§ **The task**
Give only the number of lines below that contain the word "matplotlib".

§ **Data extract**
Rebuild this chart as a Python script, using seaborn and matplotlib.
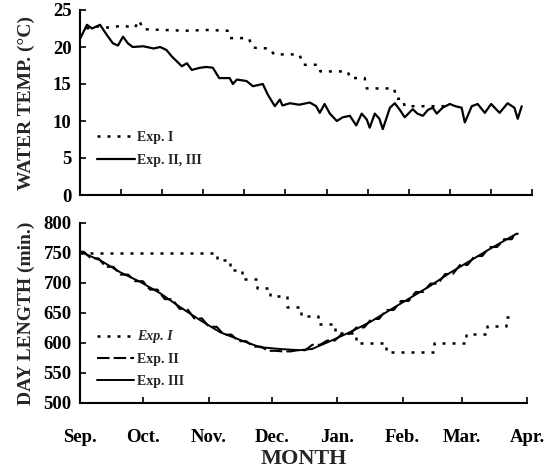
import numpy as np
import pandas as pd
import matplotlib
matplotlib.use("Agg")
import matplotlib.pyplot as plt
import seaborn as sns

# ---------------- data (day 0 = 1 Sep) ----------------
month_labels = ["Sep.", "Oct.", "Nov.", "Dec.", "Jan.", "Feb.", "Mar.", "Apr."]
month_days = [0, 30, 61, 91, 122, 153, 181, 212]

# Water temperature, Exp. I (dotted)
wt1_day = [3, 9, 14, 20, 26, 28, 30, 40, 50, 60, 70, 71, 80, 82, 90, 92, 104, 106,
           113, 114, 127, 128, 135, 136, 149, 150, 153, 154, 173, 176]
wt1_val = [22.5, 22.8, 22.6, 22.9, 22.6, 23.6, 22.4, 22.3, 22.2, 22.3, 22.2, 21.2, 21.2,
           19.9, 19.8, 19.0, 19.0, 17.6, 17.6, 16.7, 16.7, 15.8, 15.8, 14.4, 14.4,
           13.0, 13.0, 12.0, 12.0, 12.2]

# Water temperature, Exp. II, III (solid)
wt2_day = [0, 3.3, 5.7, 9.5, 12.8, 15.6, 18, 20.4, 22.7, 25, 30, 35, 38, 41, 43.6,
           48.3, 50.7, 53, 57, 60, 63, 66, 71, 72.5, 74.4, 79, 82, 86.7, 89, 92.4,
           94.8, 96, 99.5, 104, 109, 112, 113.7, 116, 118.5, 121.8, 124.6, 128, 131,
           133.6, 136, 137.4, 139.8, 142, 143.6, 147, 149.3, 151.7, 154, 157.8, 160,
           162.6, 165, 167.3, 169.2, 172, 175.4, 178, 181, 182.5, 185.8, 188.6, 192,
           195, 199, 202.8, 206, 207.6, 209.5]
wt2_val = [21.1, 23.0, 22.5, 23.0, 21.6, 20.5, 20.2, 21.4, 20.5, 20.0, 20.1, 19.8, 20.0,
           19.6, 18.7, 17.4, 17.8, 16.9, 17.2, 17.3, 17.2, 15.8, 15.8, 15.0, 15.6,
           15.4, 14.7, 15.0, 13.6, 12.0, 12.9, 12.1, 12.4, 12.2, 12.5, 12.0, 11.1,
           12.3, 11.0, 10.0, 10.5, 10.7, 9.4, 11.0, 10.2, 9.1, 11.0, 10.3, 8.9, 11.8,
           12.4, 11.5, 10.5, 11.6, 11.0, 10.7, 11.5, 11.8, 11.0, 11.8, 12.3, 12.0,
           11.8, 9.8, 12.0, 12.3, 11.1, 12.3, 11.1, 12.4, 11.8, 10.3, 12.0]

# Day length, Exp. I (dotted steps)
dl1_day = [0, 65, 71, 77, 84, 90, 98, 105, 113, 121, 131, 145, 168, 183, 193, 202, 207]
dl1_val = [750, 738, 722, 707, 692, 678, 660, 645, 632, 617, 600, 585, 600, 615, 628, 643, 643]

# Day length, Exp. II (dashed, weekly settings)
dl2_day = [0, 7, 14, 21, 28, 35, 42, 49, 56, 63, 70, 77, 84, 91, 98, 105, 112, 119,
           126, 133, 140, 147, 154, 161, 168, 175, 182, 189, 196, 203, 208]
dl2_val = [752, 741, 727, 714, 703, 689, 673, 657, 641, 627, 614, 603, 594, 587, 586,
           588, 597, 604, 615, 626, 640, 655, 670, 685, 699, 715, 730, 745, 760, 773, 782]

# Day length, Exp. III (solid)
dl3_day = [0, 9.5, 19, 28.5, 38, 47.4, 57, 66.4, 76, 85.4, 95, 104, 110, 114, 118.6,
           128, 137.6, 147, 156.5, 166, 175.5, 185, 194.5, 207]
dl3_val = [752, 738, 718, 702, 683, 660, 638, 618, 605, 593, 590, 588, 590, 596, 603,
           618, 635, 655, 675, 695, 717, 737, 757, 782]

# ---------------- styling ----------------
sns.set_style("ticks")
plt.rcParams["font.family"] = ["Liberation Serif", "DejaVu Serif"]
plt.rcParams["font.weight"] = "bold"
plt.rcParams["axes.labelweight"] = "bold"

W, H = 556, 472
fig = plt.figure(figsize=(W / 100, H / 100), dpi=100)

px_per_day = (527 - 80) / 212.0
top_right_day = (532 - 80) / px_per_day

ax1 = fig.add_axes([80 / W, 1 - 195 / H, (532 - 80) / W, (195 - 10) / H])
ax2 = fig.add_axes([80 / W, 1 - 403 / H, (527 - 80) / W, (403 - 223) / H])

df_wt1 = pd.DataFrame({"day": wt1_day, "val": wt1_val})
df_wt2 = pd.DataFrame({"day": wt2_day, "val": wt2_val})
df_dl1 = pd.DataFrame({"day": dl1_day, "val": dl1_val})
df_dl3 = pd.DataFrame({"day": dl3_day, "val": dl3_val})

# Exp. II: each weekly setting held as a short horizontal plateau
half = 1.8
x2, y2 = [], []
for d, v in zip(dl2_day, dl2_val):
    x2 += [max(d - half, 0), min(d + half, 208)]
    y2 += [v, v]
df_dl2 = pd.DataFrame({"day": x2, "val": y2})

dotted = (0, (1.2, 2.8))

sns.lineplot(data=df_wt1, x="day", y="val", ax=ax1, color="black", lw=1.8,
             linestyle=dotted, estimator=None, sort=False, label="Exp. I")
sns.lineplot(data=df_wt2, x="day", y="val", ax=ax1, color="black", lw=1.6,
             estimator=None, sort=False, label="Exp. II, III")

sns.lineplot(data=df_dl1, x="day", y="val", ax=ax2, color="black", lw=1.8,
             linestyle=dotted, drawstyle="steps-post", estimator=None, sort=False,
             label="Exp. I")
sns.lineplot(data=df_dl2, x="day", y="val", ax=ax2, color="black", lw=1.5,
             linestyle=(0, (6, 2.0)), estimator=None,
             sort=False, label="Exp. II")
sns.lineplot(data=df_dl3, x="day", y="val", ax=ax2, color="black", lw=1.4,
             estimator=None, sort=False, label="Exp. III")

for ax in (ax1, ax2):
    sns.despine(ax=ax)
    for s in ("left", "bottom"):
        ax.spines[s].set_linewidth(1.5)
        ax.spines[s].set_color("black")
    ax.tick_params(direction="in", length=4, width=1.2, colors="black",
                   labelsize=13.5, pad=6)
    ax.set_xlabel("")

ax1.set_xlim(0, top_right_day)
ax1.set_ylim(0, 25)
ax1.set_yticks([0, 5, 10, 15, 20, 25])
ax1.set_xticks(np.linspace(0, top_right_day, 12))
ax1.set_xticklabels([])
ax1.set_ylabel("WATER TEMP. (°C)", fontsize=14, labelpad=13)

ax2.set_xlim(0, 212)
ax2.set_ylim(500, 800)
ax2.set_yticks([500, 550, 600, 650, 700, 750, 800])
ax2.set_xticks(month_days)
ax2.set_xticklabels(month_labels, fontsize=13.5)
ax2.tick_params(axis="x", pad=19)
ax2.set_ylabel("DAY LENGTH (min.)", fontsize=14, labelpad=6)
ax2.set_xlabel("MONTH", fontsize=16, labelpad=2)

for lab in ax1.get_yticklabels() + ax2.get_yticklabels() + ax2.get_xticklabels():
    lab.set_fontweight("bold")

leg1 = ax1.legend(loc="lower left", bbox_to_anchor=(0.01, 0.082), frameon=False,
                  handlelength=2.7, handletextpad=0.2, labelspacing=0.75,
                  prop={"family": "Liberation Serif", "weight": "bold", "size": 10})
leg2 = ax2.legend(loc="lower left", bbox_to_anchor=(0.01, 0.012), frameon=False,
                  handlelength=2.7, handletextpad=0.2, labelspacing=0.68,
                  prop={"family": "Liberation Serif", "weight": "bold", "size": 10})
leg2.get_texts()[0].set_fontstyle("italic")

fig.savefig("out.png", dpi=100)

§ **Task result**
4